DATA PROVIDED:
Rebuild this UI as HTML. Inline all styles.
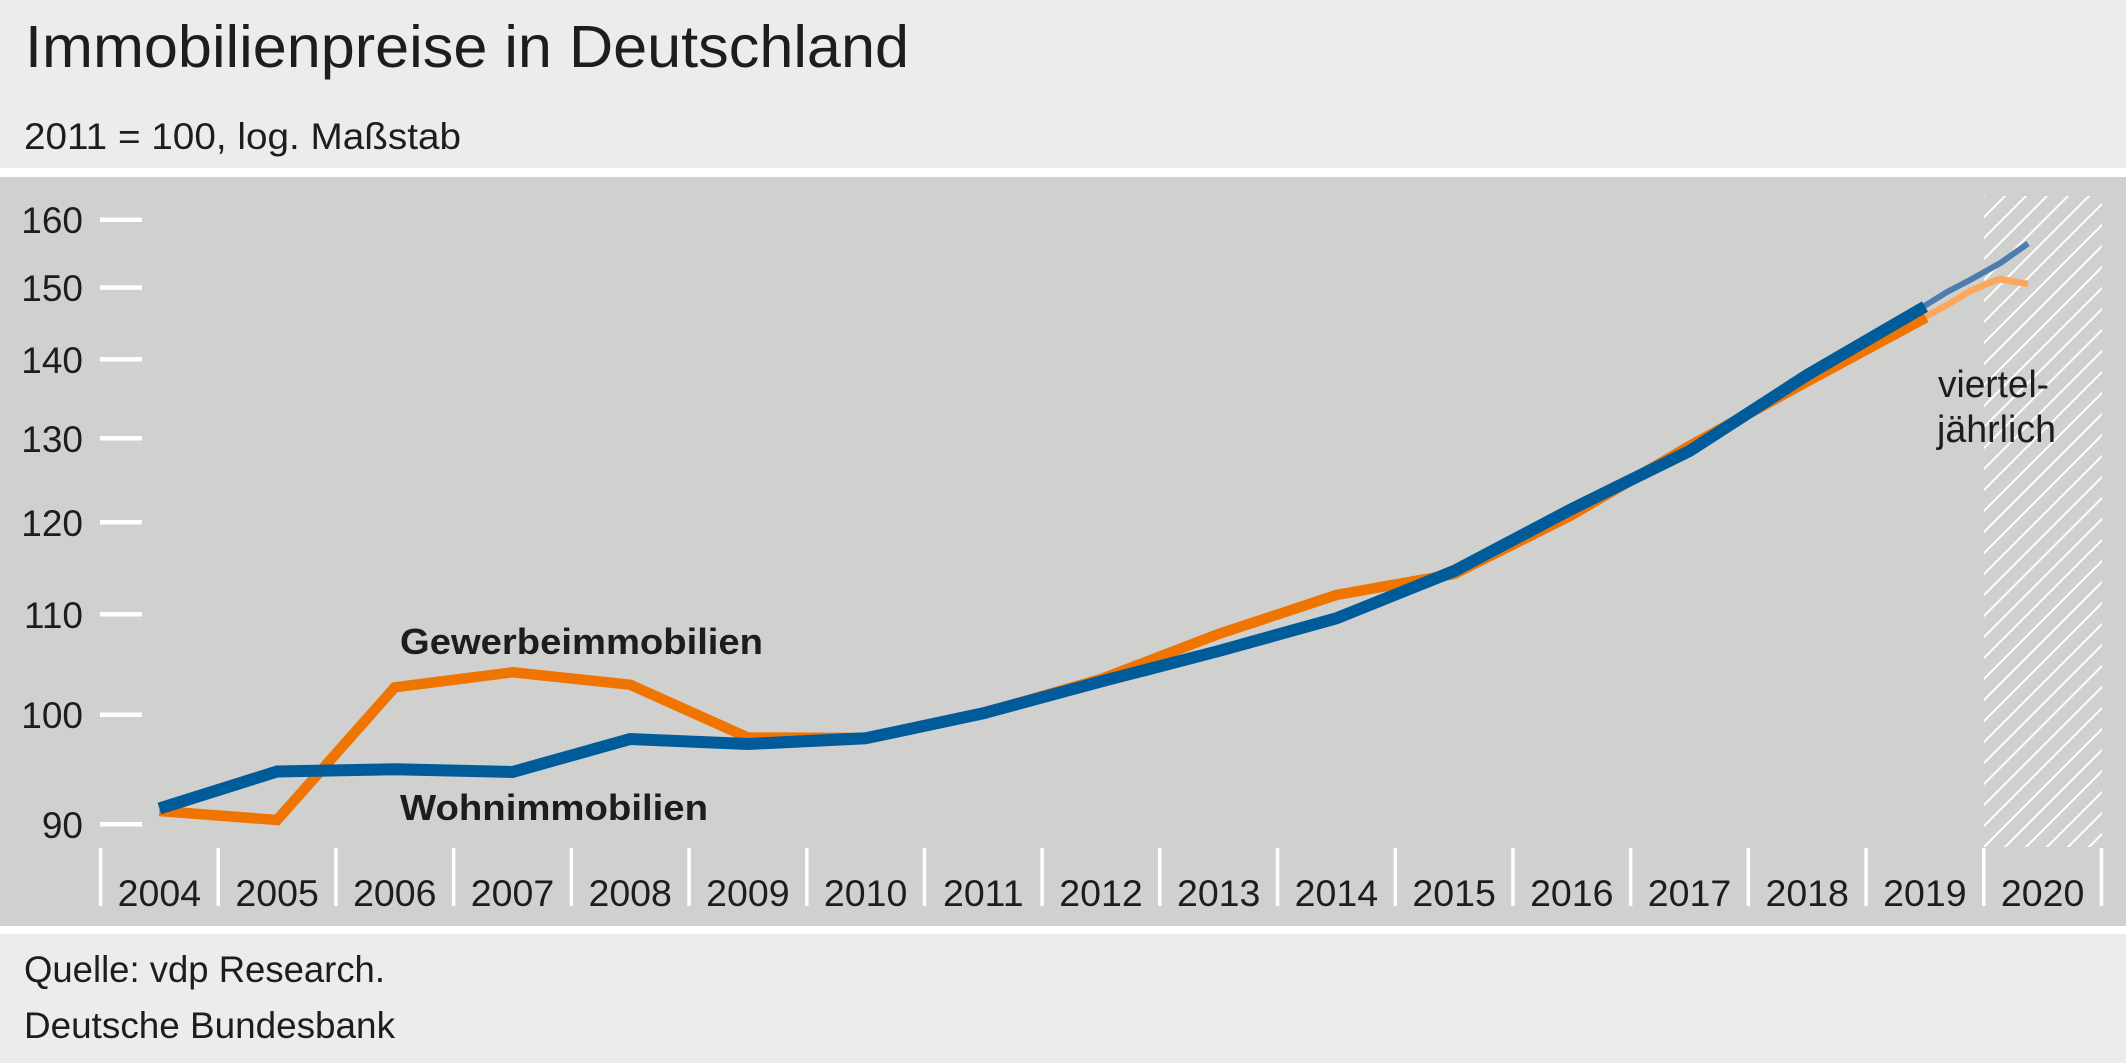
<!DOCTYPE html>
<html><head><meta charset="utf-8"><style>
html,body{margin:0;padding:0;background:#ececec;}
svg{display:block;}
text{font-family:"Liberation Sans",sans-serif;fill:#1d1d1b;}
</style></head><body>
<svg width="2126" height="1063" viewBox="0 0 2126 1063" xmlns="http://www.w3.org/2000/svg">
<defs>
<pattern id="h" patternUnits="userSpaceOnUse" width="21" height="21" x="1984" y="196">
<path d="M-2,2 L2,-2 M0,21 L21,0 M19,23 L23,19" stroke="#ffffff" stroke-width="2"/>
</pattern>
</defs>
<rect x="0" y="0" width="2126" height="1063" fill="#ececec"/>
<rect x="0" y="168" width="2126" height="9" fill="#ffffff"/>
<rect x="0" y="177" width="2126" height="749" fill="#d0d0ce"/>
<rect x="0" y="926" width="2126" height="8" fill="#ffffff"/>

<text x="25" y="67" font-size="59" textLength="884" lengthAdjust="spacingAndGlyphs">Immobilienpreise in Deutschland</text>
<text x="24" y="149" font-size="37" textLength="437" lengthAdjust="spacingAndGlyphs">2011 = 100, log. Maßstab</text>
<text x="24" y="982" font-size="37" textLength="361" lengthAdjust="spacingAndGlyphs">Quelle: vdp Research.</text>
<text x="24" y="1038" font-size="37" textLength="371" lengthAdjust="spacingAndGlyphs">Deutsche Bundesbank</text>

<!-- hatch -->
<rect x="1984" y="196" width="118" height="651" fill="url(#h)"/>

<!-- y ticks -->
<g fill="#ffffff">
<rect x="100" y="217.5" width="42" height="4.5"/>
<rect x="100" y="285.3" width="42" height="4.5"/>
<rect x="100" y="357" width="42" height="4.5"/>
<rect x="100" y="436" width="42" height="4.5"/>
<rect x="100" y="520" width="42" height="4.5"/>
<rect x="100" y="612" width="42" height="4.5"/>
<rect x="100" y="712.5" width="42" height="4.5"/>
<rect x="100" y="822" width="42" height="4.5"/>
</g>
<g font-size="37" text-anchor="end">
<text x="83" y="233">160</text>
<text x="83" y="301">150</text>
<text x="83" y="373">140</text>
<text x="83" y="452">130</text>
<text x="83" y="536">120</text>
<text x="83" y="628">110</text>
<text x="83" y="728">100</text>
<text x="83" y="838">90</text>
</g>

<!-- x separators -->
<g fill="#ffffff">
<rect x="98.8" y="848" width="3.5" height="58"/>
<rect x="216.5" y="848" width="3.5" height="58"/>
<rect x="334.2" y="848" width="3.5" height="58"/>
<rect x="451.9" y="848" width="3.5" height="58"/>
<rect x="569.6" y="848" width="3.5" height="58"/>
<rect x="687.3" y="848" width="3.5" height="58"/>
<rect x="805" y="848" width="3.5" height="58"/>
<rect x="922.7" y="848" width="3.5" height="58"/>
<rect x="1040.4" y="848" width="3.5" height="58"/>
<rect x="1158.1" y="848" width="3.5" height="58"/>
<rect x="1275.8" y="848" width="3.5" height="58"/>
<rect x="1393.5" y="848" width="3.5" height="58"/>
<rect x="1511.2" y="848" width="3.5" height="58"/>
<rect x="1628.9" y="848" width="3.5" height="58"/>
<rect x="1746.6" y="848" width="3.5" height="58"/>
<rect x="1864.3" y="848" width="3.5" height="58"/>
<rect x="1982" y="848" width="3.5" height="58"/>
<rect x="2099.7" y="848" width="3.5" height="58"/>
</g>
<g font-size="37.5" text-anchor="middle">
<text x="159.4" y="906">2004</text>
<text x="277.1" y="906">2005</text>
<text x="394.8" y="906">2006</text>
<text x="512.5" y="906">2007</text>
<text x="630.2" y="906">2008</text>
<text x="747.9" y="906">2009</text>
<text x="865.6" y="906">2010</text>
<text x="983.3" y="906">2011</text>
<text x="1101" y="906">2012</text>
<text x="1218.7" y="906">2013</text>
<text x="1336.4" y="906">2014</text>
<text x="1454.1" y="906">2015</text>
<text x="1571.8" y="906">2016</text>
<text x="1689.5" y="906">2017</text>
<text x="1807.2" y="906">2018</text>
<text x="1924.9" y="906">2019</text>
<text x="2042.6" y="906">2020</text>
</g>

<!-- quarterly lines -->
<polyline fill="none" stroke="#fca75b" stroke-width="6.5" stroke-linejoin="round" points="1922,318.5 1947,305 1970,291 1999,279 2028,284"/>
<polyline fill="none" stroke="#4c7dad" stroke-width="6" stroke-linejoin="round" points="1922,307.5 1947,292 1970,280 2000,263.3 2028,243.5"/>

<!-- orange annual -->
<polyline fill="none" stroke="#ef7400" stroke-width="10.5" stroke-linejoin="miter" stroke-miterlimit="10" points="159.4,811 277.1,820 394.8,687.3 512.5,672.3 630.2,684.7 747.9,737.5 865.6,738 983.3,713 1101,679 1218.7,634 1336.4,595 1454.1,574 1571.8,515 1689.5,446 1807.2,381.5 1926,317.5"/>
<!-- blue annual -->
<polyline fill="none" stroke="#005b9b" stroke-width="12" stroke-linejoin="miter" stroke-miterlimit="10" points="159.4,808.5 277.1,771.5 394.8,769.3 512.5,772 630.2,739 747.9,744 865.6,738.3 983.3,713.3 1101,681.5 1218.7,651 1336.4,618.3 1454.1,571 1571.8,509 1689.5,451 1807.2,375 1925,306.5"/>

<text x="400" y="654" font-size="36" font-weight="bold" textLength="363" lengthAdjust="spacingAndGlyphs">Gewerbeimmobilien</text>
<text x="400" y="820" font-size="36" font-weight="bold" textLength="308" lengthAdjust="spacingAndGlyphs">Wohnimmobilien</text>

<text x="1938" y="397" font-size="38" textLength="111" lengthAdjust="spacingAndGlyphs">viertel-</text>
<text x="1937" y="442" font-size="38" textLength="119" lengthAdjust="spacingAndGlyphs">jährlich</text>
</svg>
</body></html>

TASK DESCRIPTION: All the lines above are to be reproduced exactly, except the pictures.

OUTPUT FOR THIS EXERCISE:
Rebuild this UI as HTML. Inline all styles.
<!DOCTYPE html>
<html><head><meta charset="utf-8"><style>
html,body{margin:0;padding:0;background:#ececec;}
svg{display:block;}
text{font-family:"Liberation Sans",sans-serif;fill:#1d1d1b;}
</style></head><body>
<svg width="2126" height="1063" viewBox="0 0 2126 1063" xmlns="http://www.w3.org/2000/svg">
<defs>
<pattern id="h" patternUnits="userSpaceOnUse" width="21" height="21" x="1984" y="196">
<path d="M-2,2 L2,-2 M0,21 L21,0 M19,23 L23,19" stroke="#ffffff" stroke-width="2"/>
</pattern>
</defs>
<rect x="0" y="0" width="2126" height="1063" fill="#ececec"/>
<rect x="0" y="168" width="2126" height="9" fill="#ffffff"/>
<rect x="0" y="177" width="2126" height="749" fill="#d0d0ce"/>
<rect x="0" y="926" width="2126" height="8" fill="#ffffff"/>

<text x="25" y="67" font-size="59" textLength="884" lengthAdjust="spacingAndGlyphs">Immobilienpreise in Deutschland</text>
<text x="24" y="149" font-size="37" textLength="437" lengthAdjust="spacingAndGlyphs">2011 = 100, log. Maßstab</text>
<text x="24" y="982" font-size="37" textLength="361" lengthAdjust="spacingAndGlyphs">Quelle: vdp Research.</text>
<text x="24" y="1038" font-size="37" textLength="371" lengthAdjust="spacingAndGlyphs">Deutsche Bundesbank</text>

<!-- hatch -->
<rect x="1984" y="196" width="118" height="651" fill="url(#h)"/>

<!-- y ticks -->
<g fill="#ffffff">
<rect x="100" y="217.5" width="42" height="4.5"/>
<rect x="100" y="285.3" width="42" height="4.5"/>
<rect x="100" y="357" width="42" height="4.5"/>
<rect x="100" y="436" width="42" height="4.5"/>
<rect x="100" y="520" width="42" height="4.5"/>
<rect x="100" y="612" width="42" height="4.5"/>
<rect x="100" y="712.5" width="42" height="4.5"/>
<rect x="100" y="822" width="42" height="4.5"/>
</g>
<g font-size="37" text-anchor="end">
<text x="83" y="233">160</text>
<text x="83" y="301">150</text>
<text x="83" y="373">140</text>
<text x="83" y="452">130</text>
<text x="83" y="536">120</text>
<text x="83" y="628">110</text>
<text x="83" y="728">100</text>
<text x="83" y="838">90</text>
</g>

<!-- x separators -->
<g fill="#ffffff">
<rect x="98.8" y="848" width="3.5" height="58"/>
<rect x="216.5" y="848" width="3.5" height="58"/>
<rect x="334.2" y="848" width="3.5" height="58"/>
<rect x="451.9" y="848" width="3.5" height="58"/>
<rect x="569.6" y="848" width="3.5" height="58"/>
<rect x="687.3" y="848" width="3.5" height="58"/>
<rect x="805" y="848" width="3.5" height="58"/>
<rect x="922.7" y="848" width="3.5" height="58"/>
<rect x="1040.4" y="848" width="3.5" height="58"/>
<rect x="1158.1" y="848" width="3.5" height="58"/>
<rect x="1275.8" y="848" width="3.5" height="58"/>
<rect x="1393.5" y="848" width="3.5" height="58"/>
<rect x="1511.2" y="848" width="3.5" height="58"/>
<rect x="1628.9" y="848" width="3.5" height="58"/>
<rect x="1746.6" y="848" width="3.5" height="58"/>
<rect x="1864.3" y="848" width="3.5" height="58"/>
<rect x="1982" y="848" width="3.5" height="58"/>
<rect x="2099.7" y="848" width="3.5" height="58"/>
</g>
<g font-size="37.5" text-anchor="middle">
<text x="159.4" y="906">2004</text>
<text x="277.1" y="906">2005</text>
<text x="394.8" y="906">2006</text>
<text x="512.5" y="906">2007</text>
<text x="630.2" y="906">2008</text>
<text x="747.9" y="906">2009</text>
<text x="865.6" y="906">2010</text>
<text x="983.3" y="906">2011</text>
<text x="1101" y="906">2012</text>
<text x="1218.7" y="906">2013</text>
<text x="1336.4" y="906">2014</text>
<text x="1454.1" y="906">2015</text>
<text x="1571.8" y="906">2016</text>
<text x="1689.5" y="906">2017</text>
<text x="1807.2" y="906">2018</text>
<text x="1924.9" y="906">2019</text>
<text x="2042.6" y="906">2020</text>
</g>

<!-- quarterly lines -->
<polyline fill="none" stroke="#fca75b" stroke-width="6.5" stroke-linejoin="round" points="1922,318.5 1947,305 1970,291 1999,279 2028,284"/>
<polyline fill="none" stroke="#4c7dad" stroke-width="6" stroke-linejoin="round" points="1922,307.5 1947,292 1970,280 2000,263.3 2028,243.5"/>

<!-- orange annual -->
<polyline fill="none" stroke="#ef7400" stroke-width="10.5" stroke-linejoin="miter" stroke-miterlimit="10" points="159.4,811 277.1,820 394.8,687.3 512.5,672.3 630.2,684.7 747.9,737.5 865.6,738 983.3,713 1101,679 1218.7,634 1336.4,595 1454.1,574 1571.8,515 1689.5,446 1807.2,381.5 1926,317.5"/>
<!-- blue annual -->
<polyline fill="none" stroke="#005b9b" stroke-width="12" stroke-linejoin="miter" stroke-miterlimit="10" points="159.4,808.5 277.1,771.5 394.8,769.3 512.5,772 630.2,739 747.9,744 865.6,738.3 983.3,713.3 1101,681.5 1218.7,651 1336.4,618.3 1454.1,571 1571.8,509 1689.5,451 1807.2,375 1925,306.5"/>

<text x="400" y="654" font-size="36" font-weight="bold" textLength="363" lengthAdjust="spacingAndGlyphs">Gewerbeimmobilien</text>
<text x="400" y="820" font-size="36" font-weight="bold" textLength="308" lengthAdjust="spacingAndGlyphs">Wohnimmobilien</text>

<text x="1938" y="397" font-size="38" textLength="111" lengthAdjust="spacingAndGlyphs">viertel-</text>
<text x="1937" y="442" font-size="38" textLength="119" lengthAdjust="spacingAndGlyphs">jährlich</text>
</svg>
</body></html>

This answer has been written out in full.